8. Publish to Galaxy / Automation Hub with semantic versioning
The version in galaxy.yml is a promise to consumers, so follow semver strictly:
- MAJOR — a breaking change: you removed a role variable, renamed a module, raised
requires_ansible, or changed default behavior. Consumers must read release notes. - MINOR — additive and backward compatible: a new role, a new optional variable with a safe default, a new module.
- PATCH — a bug fix that changes no interface.
Build, then publish.

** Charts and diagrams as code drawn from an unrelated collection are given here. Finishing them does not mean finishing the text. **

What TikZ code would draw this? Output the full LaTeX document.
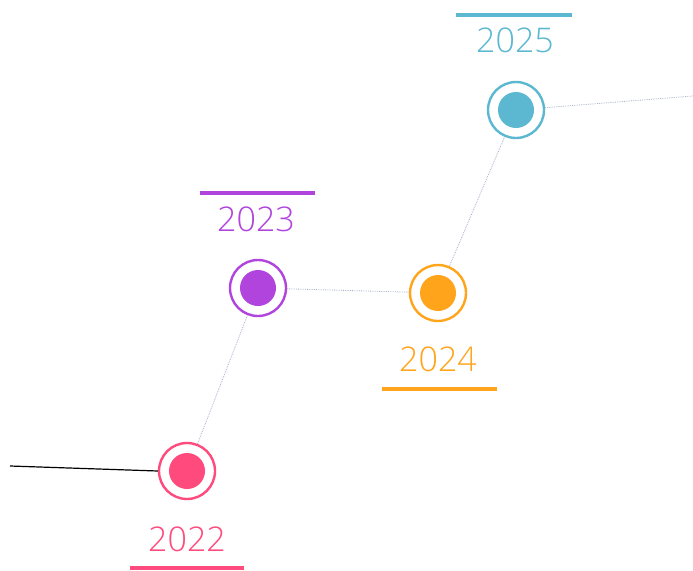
\documentclass[tikz,border=0pt]{standalone}
\usepackage{fontspec}
\setmainfont{Open Sans}[UprightFont={* Light}]
\definecolor{cpink}{HTML}{FF4A7D}
\definecolor{cpurple}{HTML}{B044DC}
\definecolor{corange}{HTML}{FFA41B}
\definecolor{cblue}{HTML}{5BB8D0}
\definecolor{clink}{HTML}{A8B0C8}
\begin{document}
\begin{tikzpicture}[x=1pt,y=-1pt,
  ring/.style={circle,draw=#1,line width=2.4pt,fill=white,minimum size=56pt,inner sep=0pt},
  dotc/.style={circle,fill=#1,minimum size=36pt,inner sep=0pt},
  year/.style={text=#1,font=\fontsize{34}{34}\selectfont,inner sep=0pt,anchor=center},
  bar/.style={draw=#1,line width=4.5pt},
  link/.style={draw=clink,line width=0.8pt,densely dotted}]
\useasboundingbox (0,0) rectangle (693,570);
\coordinate (lstart) at (10,466);
\coordinate (rend) at (693,96);
% nodes
\node[ring=cpink] (r22) at (187,471) {};
\node[ring=cpurple] (r23) at (258,288) {};
\node[ring=corange] (r24) at (438,293) {};
\node[ring=cblue] (r25) at (516,110) {};
% links
\draw[link] (r22) -- (r23);
\draw[link] (r23) -- (r24);
\draw[link] (r24) -- (r25);
\draw[link] (r25) -- (rend);
\draw[black,line width=1.2pt] (lstart) -- (r22.west);
% inner dots
\node[dotc=cpink] at (r22) {};
\node[dotc=cpurple] at (r23) {};
\node[dotc=corange] at (r24) {};
\node[dotc=cblue] at (r25) {};
% labels
\node[year=cpink] (y22) at (187,539) {2022};
\node[year=cpurple] (y23) at (256,219) {2023};
\node[year=corange] (y24) at (438,359) {2024};
\node[year=cblue] (y25) at (515,40) {2025};
% bars
\draw[bar=cpink] (130,568) -- (244,568);
\draw[bar=cpurple] (200,193) -- (315,193);
\draw[bar=corange] (382,389) -- (497,389);
\draw[bar=cblue] (456,15) -- (572,15);
\end{tikzpicture}
\end{document}
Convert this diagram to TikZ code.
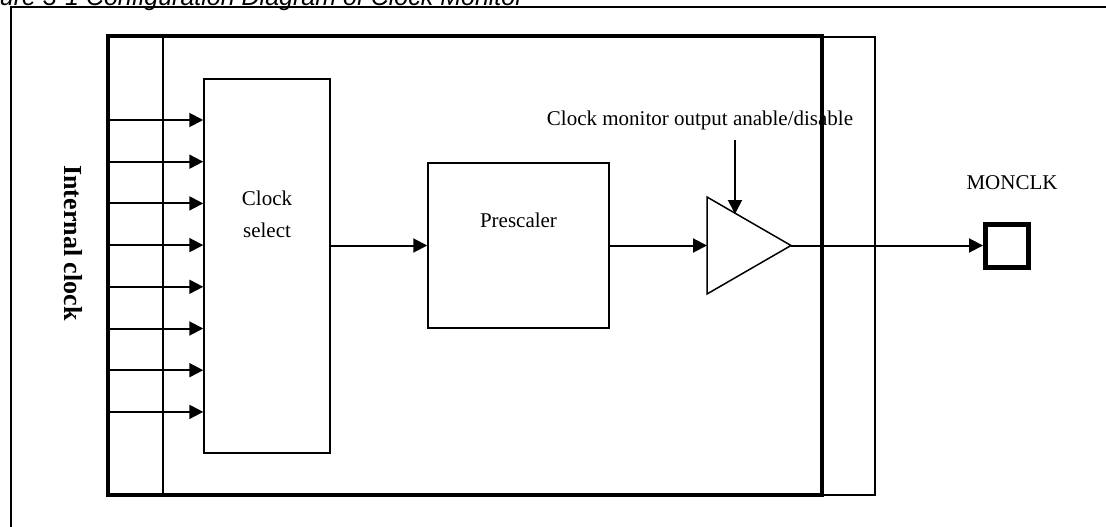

To public Galaxy you need an API token from your Galaxy profile:
ansible-galaxy collection build
ansible-galaxy collection publish kloudvin-platform-1.4.0.tar.gz --api-key "$GALAXY_TOKEN"
For private Automation Hub (or any pulp/galaxy_ng server), point at its API and token in ansible.cfg rather than passing flags around:
# ansible.cfg
[galaxy]
server_list = automation_hub
[galaxy_server.automation_hub]
url = https://hub.internal.kloudvin.com/api/galaxy/content/published/
token = <hub-token>
Then ansible-galaxy collection publish kloudvin-platform-1.4.0.tar.gz resolves the server from config. Consumers pin you in their requirements.yml and get reproducible installs:
# requirements.yml
collections:
- name: kloudvin.platform
version: ">=1.4.0,<2.0.0"
ansible-galaxy collection install -r requirements.yml
The version range with a major-version ceiling means consumers automatically receive your bug fixes and new roles but never a breaking change without an explicit bump — which is the entire point of publishing with semver instead of telling people to track main.
Verify
Before you tag a release, run the four gates end to end:
ansible-lint # 1. production profile clean
ansible-test sanity --docker # 2. no undocumented ignores
cd roles/nginx && molecule test # 3. converge + idempotence + verify, all platforms
ansible-galaxy collection build # 4. artifact builds cleanly
The decisive signal is step 3. A clean molecule test means every platform provisioned, the role converged, a second converge reported zero changes (proven idempotence), and the verifier asserted the real end state. Green across Ubuntu, Rocky, and Debian means the role is safe to publish. As a final smoke test, install the built tarball into a scratch path (ansible-galaxy collection install kloudvin-platform-*.tar.gz -p /tmp/verify --force) and confirm a deliberately bad variable value (nginx_listen_port: "eighty") is rejected with a type error from the argument spec.